Persistence problems for additive functionals of one-dimensional Markov processes (2304.09034v1)

Abstract: In this article, we consider additive functionals $\zeta_t = \int_0^t f(X_s)\mathrm{d} s$ of a c`adl`ag Markov process $(X_t){t\geq 0}$ on $\mathbb{R}$. Under some general conditions on the process $(X_t){t\geq 0}$ and on the function $f$, we show that the persistence probabilities verify $\mathbb{P}(\zeta_s < z \text{ for all } s\leq t ) \sim \mathcal{V}(z) \varsigma(t) t^{-\theta}$ as $t\to\infty$, for some (explicit) $\mathcal{V}(\cdot)$, some slowly varying function $\varsigma(\cdot)$ and some $\theta\in (0,1)$. This extends results in the literature, which mostly focused on the case of a self-similar process $(X_t){t\geq 0}$ (such as Brownian motion or skew-Bessel process) with a homogeneous functional $f$ (namely a pure power, possibly asymmetric).
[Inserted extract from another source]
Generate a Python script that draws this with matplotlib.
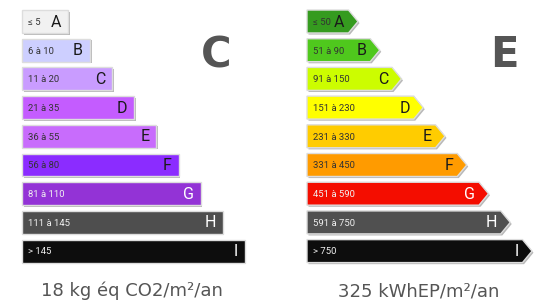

In a nutshell, we are able to deal with processes which are only asymptotically self-similar and functionals which are only asymptotically homogeneous. Our results rely on an excursion decomposition of $(X_t){t\geq 0}$, together with a Wiener--Hopf decomposition of an auxiliary (bivariate) L\'evy process, with a probabilistic point of view. This provides an interpretation for the asymptotic behavior of the persistence probabilities, and in particular for the exponent $\theta$, which we write as $\theta = \rho \beta$, with $\beta$ the scaling exponent of the local time of $(X_{t})_{t\geq 0}$ at level $0$ and $\rho$ the (asymptotic) positivity parameter of the auxiliary L\'evy process.